Exposure to a chemical listed as causing birth defects or reproductive harm is deemed to not require a Prop. 65 Warning only when the highest daily dose level not associated with adverse reproductive or development effects is then divided by 1,000.Consequently, warnings are required even when an exposure may be at a level hundreds of times lower than has ever been shown to potentially cause harm.

In issuing Prop. 65 regulations, OEHHA is not required to consider whether a listed chemical present in a product or business premises would in reality expose a consumer to the chemical at all, let alone expose the consumer to a meaningful increased risk of cancer or reproductive harm. Prop. 65 does not require and the State does not appear to have tested particular products to determine whether a listed chemical bound into the molecular composition of the product would, in fact, likely expose actual consumers to a chemical that could potentially cause cancer or reproductive harm.

The revised regulations replace 1988 regulations that required a more generic statement that the product "contains a chemical known to the State of California to cause cancer" [and/or "birth defects or other reproductive harm]" without identifying a specific chemical.

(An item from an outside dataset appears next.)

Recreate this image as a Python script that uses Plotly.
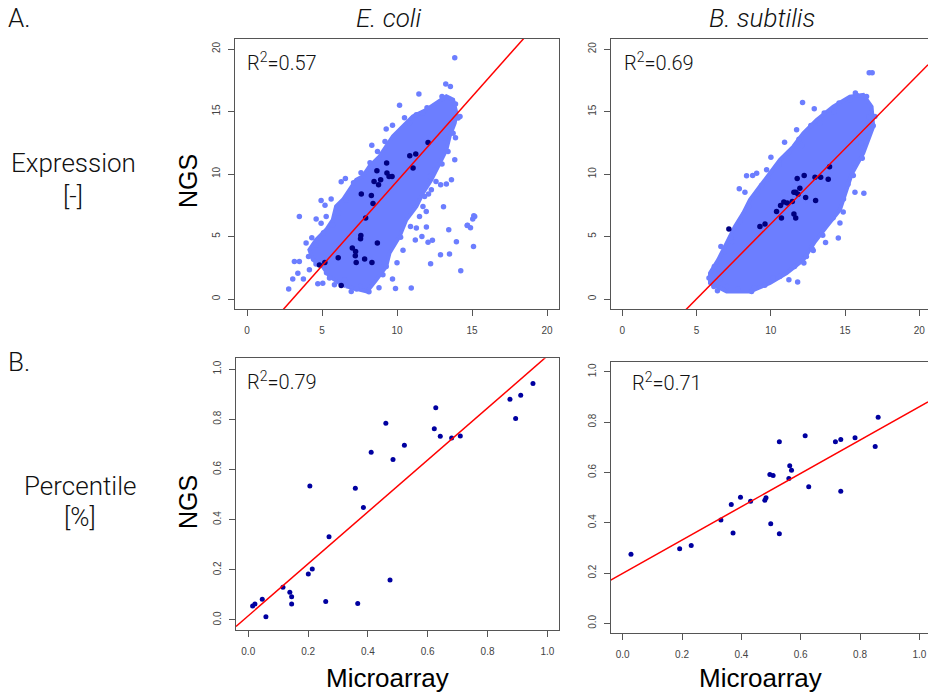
import plotly.graph_objects as go

W, H = 928, 693

# ---------------- data ----------------
# Top-left: E. coli expression. Dense core outline + individual scattered points
ecoli_core_x = [6.61, 8.0, 8.62, 9.28, 9.5, 10.17, 10.62, 11.29, 11.73, 12.29, 12.85, 13.29, 13.51, 13.85, 13.96,
                13.74, 13.29, 12.62, 11.96, 11.06, 10.4, 9.73, 9.28, 8.84, 8.17, 7.72, 7.28, 6.83, 6.39, 5.94,
                5.72, 5.28, 4.61, 4.16, 4.39, 5.05, 5.5, 6.17]
ecoli_core_y = [1.01, 0.6, 1.54, 2.6, 3.68, 5.02, 6.34, 7.41, 8.48, 9.54, 10.88, 11.94, 13.01, 14.08, 14.88,
                15.94, 16.21, 15.68, 15.14, 14.61, 13.81, 13.01, 12.21, 11.41, 10.61, 9.81, 9.54, 8.74, 7.94, 7.41,
                6.34, 5.54, 4.74, 3.94, 3.14, 2.6, 1.81, 1.28]
ecoli_expr_x = [3.49, 13.25, 13.56, 11.46, 10.17, 15.18, 15.05, 14.7, 14.9, 15.1, 14.25, 13.5, 13.45, 12.24, 12.07,
                12.36, 11.66, 11.29, 11.96, 11.22, 10.95, 9.9, 13.1, 10.24, 9.28, 8.32, 6.28, 6.56, 5.61, 4.94,
                5.2, 4.61, 5.28, 4.94, 3.94, 4.32, 3.16, 3.49, 2.78, 3.05, 3.39, 3.76, 4.16, 4.72, 5.05,
                5.5, 5.83, 6.95, 8.13, 7.55, 9.06, 9.28, 8.84, 13.29, 12.91, 13.63, 13.85, 12.51, 12.18, 12.29,
                11.84, 11.73, 11.06, 11.95, 13.2, 13.74, 14.07, 13.74, 11.74, 11.29, 10.84, 13.85, 15.12, 13.96, 12.9,
                14.68, 9.7, 10.5, 12.0, 13.0, 13.9, 14.2, 13.9, 13.4, 13.0, 12.6, 12.1, 11.5, 10.9, 10.4,
                10.0, 9.7, 8.8, 7.3, 6.5, 5.3, 4.6, 4.1, 4.6, 5.1, 5.7, 6.1, 6.6, 7.1, 7.6,
                8.2, 8.7, 9.2]
ecoli_expr_y = [6.61, 17.2, 17.0, 16.4, 15.5, 6.6, 6.4, 5.9, 5.7, 4.2, 2.26, 3.6, 5.55, 2.82, 4.55,
                4.7, 5.0, 5.68, 5.76, 4.72, 0.88, 0.85, 7.38, 4.95, 13.6, 12.3, 9.38, 9.65, 8.0, 7.89,
                7.5, 6.4, 6.6, 6.06, 4.48, 4.9, 3.0, 3.0, 0.8, 1.6, 2.07, 1.6, 2.34, 1.22, 1.27,
                1.68, 1.14, 0.61, 0.58, 1.0, 1.94, 2.6, 2.9, 9.2, 9.14, 9.54, 11.14, 10.34, 9.8, 8.75,
                8.2, 7.4, 7.67, 7.0, 12.87, 13.27, 14.48, 14.88, 14.88, 14.74, 14.08, 19.3, 6.67, 4.59, 3.55,
                5.89, 13.9, 14.5, 15.3, 16.2, 15.6, 14.6, 12.9, 11.8, 10.8, 9.4, 8.4, 6.6, 5.8, 3.9,
                2.9, 1.6, 0.9, 0.8, 1.5, 2.1, 2.8, 3.4, 4.3, 5.3, 5.9, 6.9, 7.9, 9.3, 10.1,
                10.9, 11.8, 12.6]
ecoli_sel_x = [12.07, 10.85, 11.25, 11.07, 9.31, 9.33, 9.47, 9.67, 8.66, 8.47, 8.77, 8.91, 7.62, 8.29, 8.4,
               7.91, 7.59, 7.57, 8.69, 7.02, 7.24, 7.22, 7.28, 7.84, 8.33, 6.08, 4.83, 5.19, 6.28]
ecoli_sel_y = [12.53, 11.47, 11.6, 10.48, 10.88, 10.08, 9.81, 9.81, 10.27, 9.41, 9.15, 9.55, 8.4, 8.29, 7.65,
               6.48, 5.09, 4.83, 4.48, 4.08, 3.81, 3.47, 2.93, 3.2, 2.93, 3.31, 2.72, 2.93, 1.09]
ecoli_expr_fit = [-4.11, 1.3525]   # intercept, slope
ecoli_expr_r2 = "0.57"

# Top-right: B. subtilis expression
bsub_core_x = [16.9, 16.23, 15.45, 15.0, 14.66, 13.76, 12.98, 12.19, 11.07, 9.95, 8.6, 7.03, 5.91, 5.91,
               6.46, 7.03, 7.59, 8.15, 8.6, 9.27, 9.95, 10.62, 11.52, 12.19, 13.09, 14.21, 15.33, 16.23, 16.79]
bsub_core_y = [13.81, 11.68, 10.0, 8.48, 7.14, 5.81, 4.61, 3.14, 2.08, 1.28, 0.61, 0.61, 1.28, 2.08,
               3.14, 4.48, 5.81, 6.88, 7.94, 9.01, 10.08, 11.14, 12.21, 13.28, 14.34, 15.41, 16.21, 16.35, 15.41]
bsub_expr_x = [16.63, 16.83, 12.14, 12.93, 14.25, 10.93, 12.08, 10.01, 10.57, 8.37, 8.78, 7.88, 8.26, 9.38,
               15.67, 14.55, 15.56, 14.88, 14.66, 11.22, 11.81, 10.17, 8.71, 5.84, 6.17, 6.41, 7.07, 6.46,
               6.64, 7.41, 12.23, 12.86, 13.69, 16.27, 16.16, 15.85, 17.01, 16.9, 16.45, 15.78, 15.33, 13.31,
               11.74, 9.72, 9.05, 16.6, 16.1, 15.6, 15.2, 14.9, 14.2, 13.5, 12.8, 12.4, 11.6, 10.6, 9.6,
               8.9, 7.8, 6.6, 6.2, 6.9, 7.3, 7.9, 8.5, 9.1, 9.8, 10.4, 11.2, 11.9, 12.7, 13.6, 14.6, 15.7]
bsub_expr_y = [18.13, 18.13, 15.73, 15.23, 14.96, 12.56, 12.29, 11.36, 10.75, 9.87, 9.89, 8.83, 8.56, 9.09,
               8.56, 4.88, 9.89, 6.96, 6.08, 1.55, 1.36, 1.68, 0.61, 1.68, 1.01, 0.67, 1.01, 2.43,
               4.21, 4.61, 2.88, 3.89, 4.53, 8.48, 11.28, 12.21, 14.61, 13.87, 16.21, 16.32, 15.95, 14.08,
               13.55, 10.35, 10.08, 14.6, 12.5, 10.9, 9.2, 8.0, 6.5, 5.1, 4.0, 3.4, 2.6, 1.8, 1.1,
               0.9, 0.8, 1.6, 2.6, 3.8, 4.9, 6.2, 7.4, 8.4, 9.6, 10.6, 11.7, 12.8, 13.9, 14.9, 15.7, 16.5]
bsub_sel_x = [7.18, 9.27, 9.61, 10.39, 10.66, 10.88, 11.11, 11.45, 10.72, 11.56, 11.68, 11.56, 11.68, 11.96,
              11.84, 12.35, 11.78, 12.25, 13.02, 12.98, 13.36, 13.87, 13.96]
bsub_sel_y = [5.6, 5.81, 6.0, 7.01, 7.49, 7.76, 7.68, 7.81, 6.48, 6.8, 6.48, 8.56, 8.56, 8.88,
              8.4, 8.13, 9.65, 9.89, 7.89, 9.76, 9.76, 9.6, 10.59]
bsub_expr_fit = [-6.01, 1.203]
bsub_expr_r2 = "0.69"

# Bottom-left: E. coli percentile
ecoli_pct_x = [0.0145, 0.0223, 0.0468, 0.059, 0.116, 0.139, 0.145, 0.145, 0.2007, 0.214, 0.206, 0.259, 0.27,
               0.358, 0.366, 0.385, 0.411, 0.46, 0.474, 0.484, 0.522, 0.622, 0.627, 0.642, 0.68, 0.709,
               0.875, 0.894, 0.911, 0.952]
ecoli_pct_y = [0.0558, 0.0637, 0.0823, 0.0133, 0.13, 0.11, 0.093, 0.064, 0.183, 0.203, 0.534, 0.074, 0.332,
               0.525, 0.066, 0.448, 0.669, 0.784, 0.159, 0.64, 0.696, 0.762, 0.846, 0.732, 0.725, 0.733,
               0.88, 0.803, 0.896, 0.943]
ecoli_pct_fit = [0.0164, 1.036]
ecoli_pct_r2 = "0.79"

# Bottom-right: B. subtilis percentile
bsub_pct_x = [0.028, 0.192, 0.231, 0.331, 0.366, 0.372, 0.397, 0.431, 0.479, 0.483, 0.496, 0.499, 0.507,
              0.528, 0.528, 0.56, 0.563, 0.569, 0.615, 0.627, 0.717, 0.735, 0.735, 0.783, 0.851, 0.861]
bsub_pct_y = [0.275, 0.297, 0.31, 0.411, 0.472, 0.359, 0.501, 0.485, 0.489, 0.499, 0.592, 0.396, 0.588,
              0.722, 0.356, 0.576, 0.626, 0.609, 0.746, 0.543, 0.722, 0.731, 0.525, 0.738, 0.703, 0.819]
bsub_pct_fit = [0.1985, 0.663]
bsub_pct_r2 = "0.71"

expr_ticks = [0, 5, 10, 15, 20]
pct_ticks = [0.0, 0.2, 0.4, 0.6, 0.8, 1.0]
pct_ticklabels = ["0.0", "0.2", "0.4", "0.6", "0.8", "1.0"]

# ---------------- styling ----------------
LIGHT = "rgb(108,126,255)"
DARK_TOP = "rgb(0,0,128)"
DARK_BOT = "rgb(0,0,160)"
FRAME = "#555555"
TICKFONT = dict(family="Liberation Sans", size=10, color="#444444")
LABEL_FAMILY = "Roboto"

def px2x(px):
    return px / W

def py2y(py):
    return 1 - py / H

panels = {
    "tl": dict(xd=[235, 559], yd=[39, 309], xr=[-0.8, 20.8], yr=[-0.8, 20.8], box=True),
    "tr": dict(xd=[610.7, 928], yd=[39.3, 309], xr=[-0.78, 20.59], yr=[-0.8, 20.8], box=False),
    "bl": dict(xd=[236, 559.3], yd=[358.3, 630], xr=[-0.041, 1.04], yr=[-0.04, 1.043], box=True),
    "br": dict(xd=[610.7, 928], yd=[361.7, 632.7], xr=[-0.0404, 1.029], yr=[-0.037, 1.04], box=False),
}
axis_ids = {"tl": ("x", "y"), "tr": ("x2", "y2"), "bl": ("x3", "y3"), "br": ("x4", "y4")}

fig = go.Figure()

def add_expr(key, core_x, core_y, pts_x, pts_y, sel_x, sel_y, fit):
    xa, ya = axis_ids[key]
    fig.add_trace(go.Scatter(x=core_x + core_x[:1], y=core_y + core_y[:1], mode="lines", fill="toself",
                             fillcolor=LIGHT, line=dict(color=LIGHT, width=4), xaxis=xa, yaxis=ya,
                             hoverinfo="skip", showlegend=False))
    fig.add_trace(go.Scatter(x=pts_x, y=pts_y, mode="markers", marker=dict(color=LIGHT, size=5.5),
                             xaxis=xa, yaxis=ya, showlegend=False))
    fig.add_trace(go.Scatter(x=sel_x, y=sel_y, mode="markers", marker=dict(color=DARK_TOP, size=5.5),
                             xaxis=xa, yaxis=ya, showlegend=False))
    xr = panels[key]["xr"]
    fig.add_trace(go.Scatter(x=xr, y=[fit[0] + fit[1] * v for v in xr], mode="lines",
                             line=dict(color="red", width=1.5), xaxis=xa, yaxis=ya, showlegend=False))

def add_pct(key, pts_x, pts_y, fit):
    xa, ya = axis_ids[key]
    fig.add_trace(go.Scatter(x=pts_x, y=pts_y, mode="markers", marker=dict(color=DARK_BOT, size=5),
                             xaxis=xa, yaxis=ya, showlegend=False))
    xr = panels[key]["xr"]
    fig.add_trace(go.Scatter(x=xr, y=[fit[0] + fit[1] * v for v in xr], mode="lines",
                             line=dict(color="red", width=1.5), xaxis=xa, yaxis=ya, showlegend=False))

add_expr("tl", ecoli_core_x, ecoli_core_y, ecoli_expr_x, ecoli_expr_y, ecoli_sel_x, ecoli_sel_y, ecoli_expr_fit)
add_expr("tr", bsub_core_x, bsub_core_y, bsub_expr_x, bsub_expr_y, bsub_sel_x, bsub_sel_y, bsub_expr_fit)
add_pct("bl", ecoli_pct_x, ecoli_pct_y, ecoli_pct_fit)
add_pct("br", bsub_pct_x, bsub_pct_y, bsub_pct_fit)

layout = dict(width=W, height=H, margin=dict(l=0, r=0, t=0, b=0), paper_bgcolor="white",
              plot_bgcolor="white", showlegend=False)

for key, p in panels.items():
    xa, ya = axis_ids[key]
    xname = "xaxis" + xa[1:]
    yname = "yaxis" + ya[1:]
    is_expr = key in ("tl", "tr")
    common = dict(showgrid=False, zeroline=False, showline=True, linecolor=FRAME, linewidth=1,
                  ticks="outside", ticklen=6, tickcolor=FRAME, tickwidth=1, tickfont=TICKFONT)
    if is_expr:
        tk = dict(tickmode="array", tickvals=expr_ticks, ticktext=[str(v) for v in expr_ticks])
    else:
        tk = dict(tickmode="array", tickvals=pct_ticks, ticktext=pct_ticklabels)
    layout[xname] = dict(domain=[px2x(p["xd"][0]), min(1.0, px2x(p["xd"][1]))], range=p["xr"],
                         anchor=ya, mirror=True, ticklabelstandoff=6, **common, **tk)
    layout[yname] = dict(domain=[py2y(p["yd"][1]), py2y(p["yd"][0])], range=p["yr"], anchor=xa,
                         mirror=p["box"], tickangle=-90, ticklabelstandoff=4, **common, **tk)

fig.update_layout(**layout)

ann = []
def text(px, py, s, size=22, family=LABEL_FAMILY, xanchor="center", angle=0, color="#111111", italic=False, weight="normal"):
    ann.append(dict(x=px2x(px), y=py2y(py), xref="paper", yref="paper", text=s, showarrow=False,
                    xanchor=xanchor, yanchor="middle", textangle=angle,
                    font=dict(family=family, size=size, color=color, style="italic" if italic else "normal",
                              weight=weight)))

text(6, 18, "A.", size=26, xanchor="left", weight=300)
text(6, 362, "B.", size=26, xanchor="left", weight=300)
text(388, 18, "E. coli", size=26, italic=True, weight=300)
text(762, 18, "B. subtilis", size=26, italic=True, weight=300)
text(73, 163, "Expression", size=26, weight=300)
text(73, 196, "[-]", size=26, weight=300)
text(80, 486, "Percentile", size=26, weight=300)
text(80, 517, "[%]", size=26, weight=300)
text(188, 181, "NGS", size=25, family="Liberation Sans", angle=-90, color="black")
text(188, 502, "NGS", size=25, family="Liberation Sans", angle=-90, color="black")
text(387, 678, "Microarray", size=26, family="Liberation Sans", color="black")
text(760, 678, "Microarray", size=26, family="Liberation Sans", color="black")
text(245, 62, "R<sup>2</sup>=" + ecoli_expr_r2, size=20, xanchor="left", weight=300)
text(622, 62, "R<sup>2</sup>=" + bsub_expr_r2, size=20, xanchor="left", weight=300)
text(245, 381, "R<sup>2</sup>=" + ecoli_pct_r2, size=20, xanchor="left", weight=300)
text(630, 382, "R<sup>2</sup>=" + bsub_pct_r2, size=20, xanchor="left", weight=300)
fig.update_layout(annotations=ann)

fig.write_html("out.html")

OEHHA has stressed that the revised safe harbor regulations are merely "voluntary" and that warnings need only satisfy basic Prop. 65 requirements. A warning is not literally required if a product contains listed chemicals below threshold notification level for reproductive harm, or does not present a significant risk as to potential cancer causing effects.

Businesses, in reality, have no practical alternative for avoiding the threat of oppressive litigation other than literal compliance with the safe harbor regulations. As explained in Baxter Healthcare, a business is confronted with a Hobson's choice in deciding whether to comply with the disclosure requirements because the alternative is to face a potential Prop. 65 enforcement action.

First Amendment protections are triggered when threatened enforcement of a state law burdening commercial free speech would subject a party to having to defend expensive and protracted litigation. Nike, Inc.v. Kasky, 539 U.S. 654 (2003) (Breyer, J., dissenting).

There are severe consequences for failure to comply with the safe harbor regulations because Prop 65 has stacked the deck against the defendant business in an enforcement action. The California attorney general, local prosecutors or "any person in the public interest" (acting as a private attorney general) may bring an enforcement action against any business that, "knowingly and intentionally exposes any individual to a chemical known to the state to cause cancer or reproductive toxicity without first giving clear and reasonable warning." The defendant may be found liable for civil penalties of up to $2,500 per day per violation as well as for the plaintiff's attorney fees.

The government or private citizen plaintiff is not required to prove that the alleged exposure actually increases the consumer's risk of cancer or reproductive harm. Rather, to avoid liability, the defendant business has the burden to prove that an exposure of 1,000 times less than the actual level of potential harm would not cause reproductive harm or that the alleged exposure creates "no significant risk" of causing one excess case of cancer in one out of 100,000 individuals over a lifetime daily exposure of 70 years.

An affirmative defense based on the First Amendment prohibition against compelling a business to make misleading and controversial disclosures concerning its products could level the playing field in Prop. 65 enforcement actions. To maintain the defense, the defendant business should only be required to establish that the compelled Prop. 65 warnings are misleading and of dubious scientific validity as applied to the defendant's product.